#### What to produce
Leaving out the pictures, retype all the material exactly.

Begin

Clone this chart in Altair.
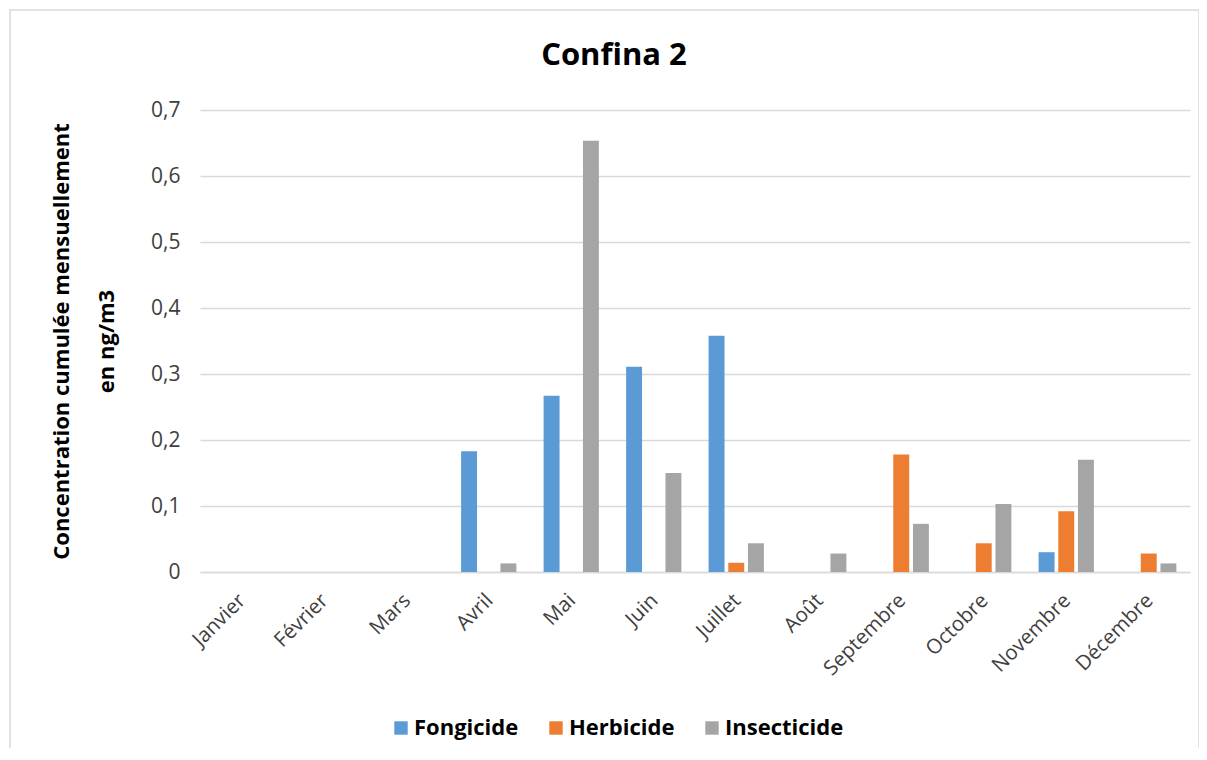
import altair as alt
import pandas as pd

months = ["Janvier", "Février", "Mars", "Avril", "Mai", "Juin", "Juillet",
          "Août", "Septembre", "Octobre", "Novembre", "Décembre"]
series = ["Fongicide", "Herbicide", "Insecticide"]
fongicide = [0, 0, 0, 0.183, 0.267, 0.311, 0.358, 0, 0, 0, 0.030, 0]
herbicide = [0, 0, 0, 0, 0, 0, 0.014, 0, 0.178, 0.0435, 0.092, 0.028]
insecticide = [0, 0, 0, 0.013, 0.6535, 0.150, 0.0435, 0.028, 0.073, 0.103, 0.170, 0.013]
colors = ["#5B9BD5", "#ED7D31", "#A5A5A5"]
title_text = "Confina 2"

rows = []
for name, vals in zip(series, [fongicide, herbicide, insecticide]):
    for m, v in zip(months, vals):
        rows.append({"Mois": m, "Type": name, "Valeur": v})
df = pd.DataFrame(rows)

FONT = "Open Sans"

bars = alt.Chart(df).mark_bar().encode(
    x=alt.X("Mois:N", sort=months, title=None,
            scale=alt.Scale(paddingInner=0.33, paddingOuter=0.165),
            axis=alt.Axis(labelAngle=-45, labelFontSize=20.5, labelColor="#404040",
                          labelFont=FONT, ticks=False, domainColor="#d9d9d9",
                          domainWidth=1.5, labelPadding=18, labelOffset=-6, grid=False)),
    xOffset=alt.XOffset("Type:N", sort=series, scale=alt.Scale(paddingInner=0.19)),
    y=alt.Y("Valeur:Q", scale=alt.Scale(domain=[0, 0.7], nice=False),
            title=["Concentration cumulée mensuellement", "en ng/m3"],
            axis=alt.Axis(values=[0, 0.1, 0.2, 0.3, 0.4, 0.5, 0.6, 0.7],
                          labelExpr="datum.value == 0 ? '0' : replace(format(datum.value, '.1f'), '.', ',')",
                          labelFontSize=21, labelColor="#404040", labelFont=FONT,
                          ticks=False, domain=False, labelPadding=20,
                          gridColor="#d9d9d9", gridWidth=1.5,
                          titleFont=FONT, titleFontSize=22, titleFontWeight="bold",
                          titleColor="#000000", titlePadding=32, titleLineHeight=45)),
    color=alt.Color("Type:N", sort=series,
                    scale=alt.Scale(domain=series, range=colors),
                    legend=alt.Legend(title=None, orient="none", direction="horizontal",
                                      legendX=190, legendY=607,
                                      symbolType="square", symbolSize=180,
                                      symbolStrokeWidth=0,
                                      labelFont=FONT, labelFontSize=22,
                                      labelFontWeight="bold", labelColor="#000000",
                                      columnPadding=26, labelOffset=2)),
)

frame = alt.Chart(pd.DataFrame({"a": [0]})).mark_rect(
    fill=None, stroke="#d9d9d9", strokeWidth=1.5
).encode(
    x=alt.value(-190), x2=alt.value(999), y=alt.value(-100), y2=alt.value(648)
)

title = alt.Chart(pd.DataFrame({"t": [title_text]})).mark_text(
    font=FONT, fontSize=31, fontWeight="bold", color="#000000",
    align="center", baseline="middle"
).encode(
    text="t:N", x=alt.value(414), y=alt.value(-54)
)

chart = alt.layer(bars, frame, title).properties(
    width=990, height=462,
    padding={"left": 192, "top": 102, "right": 9, "bottom": 176},
    autosize=alt.AutoSizeParams(type="none"),
).configure_view(stroke=None)

chart.save("out.html", embed_options={"renderer": "svg", "actions": False})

End

#### Expected answer
Clone this chart in Altair.
import altair as alt
import pandas as pd

months = ["Janvier", "Février", "Mars", "Avril", "Mai", "Juin", "Juillet",
          "Août", "Septembre", "Octobre", "Novembre", "Décembre"]
series = ["Fongicide", "Herbicide", "Insecticide"]
fongicide = [0, 0, 0, 0.183, 0.267, 0.311, 0.358, 0, 0, 0, 0.030, 0]
herbicide = [0, 0, 0, 0, 0, 0, 0.014, 0, 0.178, 0.0435, 0.092, 0.028]
insecticide = [0, 0, 0, 0.013, 0.6535, 0.150, 0.0435, 0.028, 0.073, 0.103, 0.170, 0.013]
colors = ["#5B9BD5", "#ED7D31", "#A5A5A5"]
title_text = "Confina 2"

rows = []
for name, vals in zip(series, [fongicide, herbicide, insecticide]):
    for m, v in zip(months, vals):
        rows.append({"Mois": m, "Type": name, "Valeur": v})
df = pd.DataFrame(rows)

FONT = "Open Sans"

bars = alt.Chart(df).mark_bar().encode(
    x=alt.X("Mois:N", sort=months, title=None,
            scale=alt.Scale(paddingInner=0.33, paddingOuter=0.165),
            axis=alt.Axis(labelAngle=-45, labelFontSize=20.5, labelColor="#404040",
                          labelFont=FONT, ticks=False, domainColor="#d9d9d9",
                          domainWidth=1.5, labelPadding=18, labelOffset=-6, grid=False)),
    xOffset=alt.XOffset("Type:N", sort=series, scale=alt.Scale(paddingInner=0.19)),
    y=alt.Y("Valeur:Q", scale=alt.Scale(domain=[0, 0.7], nice=False),
            title=["Concentration cumulée mensuellement", "en ng/m3"],
            axis=alt.Axis(values=[0, 0.1, 0.2, 0.3, 0.4, 0.5, 0.6, 0.7],
                          labelExpr="datum.value == 0 ? '0' : replace(format(datum.value, '.1f'), '.', ',')",
                          labelFontSize=21, labelColor="#404040", labelFont=FONT,
                          ticks=False, domain=False, labelPadding=20,
                          gridColor="#d9d9d9", gridWidth=1.5,
                          titleFont=FONT, titleFontSize=22, titleFontWeight="bold",
                          titleColor="#000000", titlePadding=32, titleLineHeight=45)),
    color=alt.Color("Type:N", sort=series,
                    scale=alt.Scale(domain=series, range=colors),
                    legend=alt.Legend(title=None, orient="none", direction="horizontal",
                                      legendX=190, legendY=607,
                                      symbolType="square", symbolSize=180,
                                      symbolStrokeWidth=0,
                                      labelFont=FONT, labelFontSize=22,
                                      labelFontWeight="bold", labelColor="#000000",
                                      columnPadding=26, labelOffset=2)),
)

frame = alt.Chart(pd.DataFrame({"a": [0]})).mark_rect(
    fill=None, stroke="#d9d9d9", strokeWidth=1.5
).encode(
    x=alt.value(-190), x2=alt.value(999), y=alt.value(-100), y2=alt.value(648)
)

title = alt.Chart(pd.DataFrame({"t": [title_text]})).mark_text(
    font=FONT, fontSize=31, fontWeight="bold", color="#000000",
    align="center", baseline="middle"
).encode(
    text="t:N", x=alt.value(414), y=alt.value(-54)
)

chart = alt.layer(bars, frame, title).properties(
    width=990, height=462,
    padding={"left": 192, "top": 102, "right": 9, "bottom": 176},
    autosize=alt.AutoSizeParams(type="none"),
).configure_view(stroke=None)

chart.save("out.html", embed_options={"renderer": "svg", "actions": False})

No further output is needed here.